The group of educators promoting the measure will need to collect 28,501 signatures and has a year to do so.

The lieutenant governor’s letter approving the initiative for the next stage is here:


  1. If for any reason this actually makes it on the ballot, Voters (with a lick-of-sense) should vote … “NO” as this is obviously another ‘boondoggle’ of waste, inefficiency, and ineffective bureaucracy.

  2. This vague Christmas tree will financially destroy families as a tax will be required in order to pay for these educational ornaments.

  3. This is Extreme Socialism that only belongs in a Communist/Fascist/Nazi Nation. This is one form of Treason because this will Aid and Abet the Extreme Enemies of our Constitutional Republic. That is the definition of Treason. The people that truly believe in such a program need to be Deported to any Communist/Fascist/Nazi Nation of their choice ASAP. Seymour Marvin Mills Jr. sui juris

  4. Looks like a narration of UA President Johnson’s extortion plan. After all, the student debt in Alaska for formal education is the third highest in the United States at $21,000,000. and the plan from UA is to increase it, with the state footing the bill for everything his staff can cook up.

  5. One more step towards a voucher system that will free many families of the tax burden that prevents them from opting out of the public school system in favor of private schools.

  6. This proposed initiative appears to be policy overreach and unlikely to actually enhance genuine learning.
    In any event, given the Alaska Constitution prohibition against dedicating funds there is likely no funding for these new policies. Even if this passes it will be a set of aspirational policy guidelines that will remain unfounded and the source of disappointment to the proponents.

  7. If I had a heart, this story would break it. Big tears poured from my eyes as I read it. Alaska is already among the highest states in spending per student while turning out one the lowest in test scores in the nation. So whether a “Teacher Of The Year” chooses to leave, too bad, so sad… Don’t let the door hit you and your family in the — on your way out of state. The only feedback from teachers union spokesmen is that we are spending too little on schools. Fully fund us and don’t dare ask us anything about our operation because civilians (taxpayers) don’t know the inner working of a school system. The public school budgets already eat up over half of the revenue a city/borough receives. I like cops, parks and highways plowed too. It’s time to return to boundary schools only with little if any special schools eating up a disproportional share in a district’s budget. I couldn’t care less if the parent demands these special spots or not.
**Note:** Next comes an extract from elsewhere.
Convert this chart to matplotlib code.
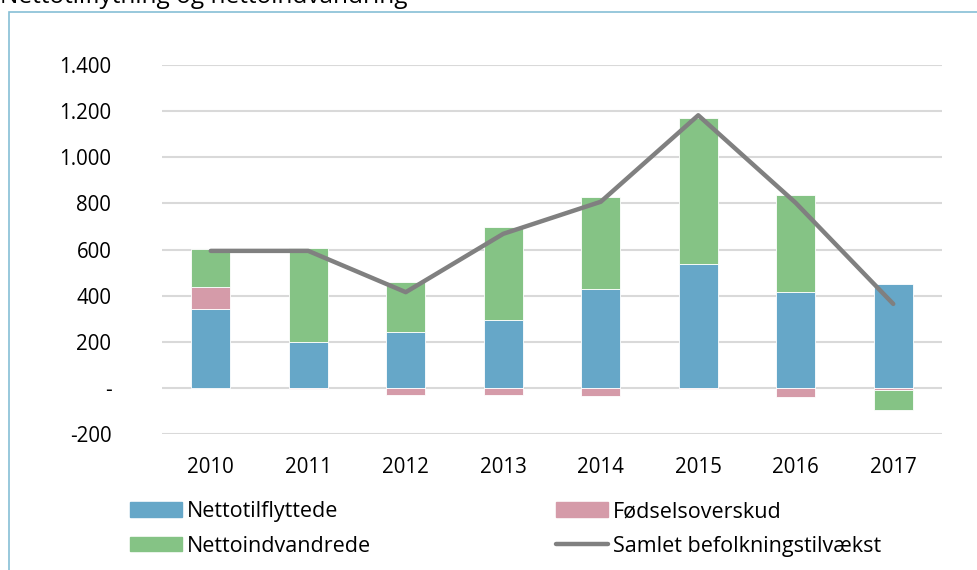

Pay the difference in operating cost if you have failed to develop your kids to an acceptable level from age 1-5. I realize this new idea will offend some senior teachers who (in their minds) have earned a vacation from real teaching to land a position in one of the special education/career spots… Also a change in the law that would allow a parent to get ALL the money spent on their child so they go to a non-affiliated with the district charter school, Catholic, or any religious or private school where the focus is on academics and not football, hockey, plays, special kids days off and making sure the kids have a good time. The free market floats all ships. Parents and not overpaid administrators should decide what their school teaching content should be. And maybe revamp the teachers work-rules so they work at least 80% of the year and cut the herd of people at the school district office down to a reasonable number (a 50% cut for a start)..Have a great day.

    • Most parents know little about curriculum. You are mainly speaking about road system school when you speak about the sports incentive thing. You sure have a lot of gall for not knowing much about the system. Saying people are overpaid, and over staffed. Come up with something new will ya???

    • Agreed! Also, the continued use of the phrase, “voluntary pre-elementary programs” leads me to believe that when this whole nightmare fails, said programs will no longer be voluntary. Cradle to grave socialism at its finest.

  8. We need a ballot initiative for the voucher system. Get it passed and you’ll see how the competition with private education will get the current public system going with realistic changes and performance.

  9. A well conceived public school voucher system might improve education in Alaska.
    Cannot be sectarian (e.g., no Catholic school, Hebrew school or Christian school funding), per Alaska Constitution.

    • I agree with you. More and better charter schools could fill the void between public schools and sectarian private schools. Many states have already set up terrific charter schools, vouchers, tax credits for parents and companies that donate to non-public schools, and/or other ways. Florida, Philadelphia, and New York to just name a few.

  10. We already do all of that. I don’t see anything different. So called professionals have been selling magic pills for decades in an attempt to “fix” the problem with low test scores. Its not broke people. It really isn’t. Stop trying to compare apples to oranges. Alaska’s situation is different than the lower 48. We have quality teachers in the classroom teaching good programs. This teacher of the year wouldn’t make a difference in the bush. Teachers are already doing the song and dance that he may bring. He’s kind of big on himself for winning a popularity contest if you ask me.

  11. How about ensuring that the history of the United States is taught CORRECTLY, without left-leaning interpretations, and most importantly, no litmus tests being administered by teachers and professors to determine one’s political leanings.
    This initiative is just another smoke-screen to continue the leftist’s global effort to re-educate the population to their way of thinking. Destroy the past, and the there’ll be no obstruction to the future.

    • I’m with you there. To know the future is to know the past. History repeats itself over and over again. 200 years from now, Hitler himself may be a prophet if we let the lies continue.

  12. Solution: pay teachers $100K to start and get each kid’s parents to read to them from the time they’re three.

    Oh, and let the teachers, the professionals, run the schools. Give each teacher $100K a year and you will have the pick of the litter. They may even go to Kivalina.

    Problem solved. Smart kids, curious, inventive, engaged…and well educated.

    Unless you let the politicians get involved.

  13. Assuming your summary or quotes are accurate, this proposition is both flimflam and drivel. Those learned teachers present no criteria with which to measure their objectives, goals, whatever — sorta kinda like now. This proposition is a waste of electrons, ink, and paper

  14. This sounds to me like an attempt to quantify that part of the Alaska Constitution which states the state will provide for a public education or words to that effect. This looks like an attempt to define that. Awhile back I think a law passed in Washington State or a judge ruled that the legislature must fund education and if the legislature doesn’t do that to the satisfaction of the court the court fines the legislation (really taxpayers) an ungodly amount on a daily basis. Its a perfect set up & so would this be if it ever got voted in.

  15. As one with children no longer in the system this looks like the education lobby, leeches and unions making a run to take over and control the Permanent Fund as a slush fund.